# Miss Thrifty stands up!



## Otaku (Dec 3, 2004)

I used an old pole lamp to get Miss Thrifty on her feet. She'll have a small box under her feet to hold the electronics and give her something to stand on. I'll pile leaves around the box to hide it. I thought about making a rocking chair, but there's just not enough time. I like both poses - sitting and standing - but not sure which to use. Any thoughts?
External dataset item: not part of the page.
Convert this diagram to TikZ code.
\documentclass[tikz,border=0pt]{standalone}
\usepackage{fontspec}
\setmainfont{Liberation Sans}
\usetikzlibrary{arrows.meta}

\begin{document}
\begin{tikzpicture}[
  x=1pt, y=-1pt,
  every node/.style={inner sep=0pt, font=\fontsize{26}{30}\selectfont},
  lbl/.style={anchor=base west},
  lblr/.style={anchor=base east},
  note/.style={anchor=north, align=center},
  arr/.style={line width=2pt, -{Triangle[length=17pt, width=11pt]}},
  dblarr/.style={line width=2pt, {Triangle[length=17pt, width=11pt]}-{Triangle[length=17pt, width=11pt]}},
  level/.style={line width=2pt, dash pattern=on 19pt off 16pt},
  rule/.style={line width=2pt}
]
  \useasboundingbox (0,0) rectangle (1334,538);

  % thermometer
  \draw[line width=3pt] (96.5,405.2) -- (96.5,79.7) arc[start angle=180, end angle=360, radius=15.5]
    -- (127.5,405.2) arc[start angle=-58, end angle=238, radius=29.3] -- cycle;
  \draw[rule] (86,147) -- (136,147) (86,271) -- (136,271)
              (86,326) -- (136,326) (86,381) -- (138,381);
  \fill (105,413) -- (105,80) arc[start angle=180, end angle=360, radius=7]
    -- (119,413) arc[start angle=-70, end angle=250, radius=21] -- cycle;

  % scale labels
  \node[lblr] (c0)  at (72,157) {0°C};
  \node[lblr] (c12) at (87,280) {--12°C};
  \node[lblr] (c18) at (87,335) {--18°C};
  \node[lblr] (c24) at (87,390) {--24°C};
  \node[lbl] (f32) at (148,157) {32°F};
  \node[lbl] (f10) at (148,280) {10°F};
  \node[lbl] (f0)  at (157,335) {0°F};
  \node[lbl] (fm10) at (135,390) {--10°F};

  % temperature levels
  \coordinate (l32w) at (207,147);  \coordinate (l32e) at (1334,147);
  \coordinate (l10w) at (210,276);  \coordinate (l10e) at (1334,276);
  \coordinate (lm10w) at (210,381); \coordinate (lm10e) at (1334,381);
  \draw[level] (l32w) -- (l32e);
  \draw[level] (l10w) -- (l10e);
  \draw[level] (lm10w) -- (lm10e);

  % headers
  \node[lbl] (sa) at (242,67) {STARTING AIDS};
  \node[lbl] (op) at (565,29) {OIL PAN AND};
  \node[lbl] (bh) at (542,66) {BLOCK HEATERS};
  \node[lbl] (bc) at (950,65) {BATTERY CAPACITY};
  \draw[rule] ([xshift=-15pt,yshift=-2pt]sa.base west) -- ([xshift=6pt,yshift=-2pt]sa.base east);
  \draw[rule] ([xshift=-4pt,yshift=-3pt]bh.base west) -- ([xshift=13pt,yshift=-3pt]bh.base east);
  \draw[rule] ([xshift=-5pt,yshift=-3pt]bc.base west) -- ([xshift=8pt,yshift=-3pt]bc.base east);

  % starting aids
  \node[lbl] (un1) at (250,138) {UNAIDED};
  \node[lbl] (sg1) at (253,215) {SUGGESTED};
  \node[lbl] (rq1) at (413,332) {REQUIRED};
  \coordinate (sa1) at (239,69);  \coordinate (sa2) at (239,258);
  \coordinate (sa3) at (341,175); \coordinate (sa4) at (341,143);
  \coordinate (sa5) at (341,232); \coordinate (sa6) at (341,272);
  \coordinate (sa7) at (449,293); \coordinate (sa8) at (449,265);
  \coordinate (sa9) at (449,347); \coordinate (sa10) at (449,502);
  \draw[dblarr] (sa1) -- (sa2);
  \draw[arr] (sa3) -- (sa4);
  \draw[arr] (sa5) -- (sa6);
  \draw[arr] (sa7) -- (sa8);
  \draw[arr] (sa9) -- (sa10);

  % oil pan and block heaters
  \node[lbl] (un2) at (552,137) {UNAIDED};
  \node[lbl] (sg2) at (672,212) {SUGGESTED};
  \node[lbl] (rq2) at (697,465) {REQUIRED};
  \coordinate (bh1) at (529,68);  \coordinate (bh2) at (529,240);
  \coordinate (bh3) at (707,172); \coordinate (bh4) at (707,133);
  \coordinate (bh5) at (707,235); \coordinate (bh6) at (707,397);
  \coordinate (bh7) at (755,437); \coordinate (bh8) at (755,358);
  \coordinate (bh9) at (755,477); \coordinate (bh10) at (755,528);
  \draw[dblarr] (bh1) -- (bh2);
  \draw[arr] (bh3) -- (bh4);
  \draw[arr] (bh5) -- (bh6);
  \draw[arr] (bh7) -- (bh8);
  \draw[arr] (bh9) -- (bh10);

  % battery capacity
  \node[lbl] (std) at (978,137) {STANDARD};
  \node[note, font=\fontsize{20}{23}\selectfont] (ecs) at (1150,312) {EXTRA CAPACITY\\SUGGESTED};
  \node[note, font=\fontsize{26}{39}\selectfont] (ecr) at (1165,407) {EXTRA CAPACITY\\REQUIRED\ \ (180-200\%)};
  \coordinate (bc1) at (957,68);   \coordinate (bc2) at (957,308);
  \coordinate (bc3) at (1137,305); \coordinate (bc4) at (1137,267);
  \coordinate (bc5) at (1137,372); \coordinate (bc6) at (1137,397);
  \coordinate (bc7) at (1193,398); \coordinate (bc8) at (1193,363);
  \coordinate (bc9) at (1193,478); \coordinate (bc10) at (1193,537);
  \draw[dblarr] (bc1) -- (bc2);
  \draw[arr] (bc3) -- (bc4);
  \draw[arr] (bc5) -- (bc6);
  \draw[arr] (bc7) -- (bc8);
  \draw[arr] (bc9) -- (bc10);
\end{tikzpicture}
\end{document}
http://halloweengallery.com/displayimage.php?pos=-3756


----------



## Darkside (Aug 6, 2007)

I think just sitting there singing to her doll is EXTREMELY creepy.


----------



## ScareFX (Aug 18, 2004)

I like sitting. Good prop Otaku.


----------



## Spider Web (Oct 11, 2007)

Nice Job....I like sitting.....maybe the doll should have no head.


----------



## Otaku (Dec 3, 2004)

No head, eh? Hmmmm...that's do-able!


----------



## kruella (Feb 23, 2007)

Great prop! 

I like her sitting too.


----------



## slimy (Jul 12, 2006)

Put me on the 'sitting' list as well. 

This thing is creepy.


----------



## Smelly-Skelly (Sep 29, 2006)

Ditto on sitting


----------



## Otaku (Dec 3, 2004)

In haunters we trust! I tried both poses again last night, and Miss Thrifty will get a chair for Halloween. Thanks for the responses, all!


----------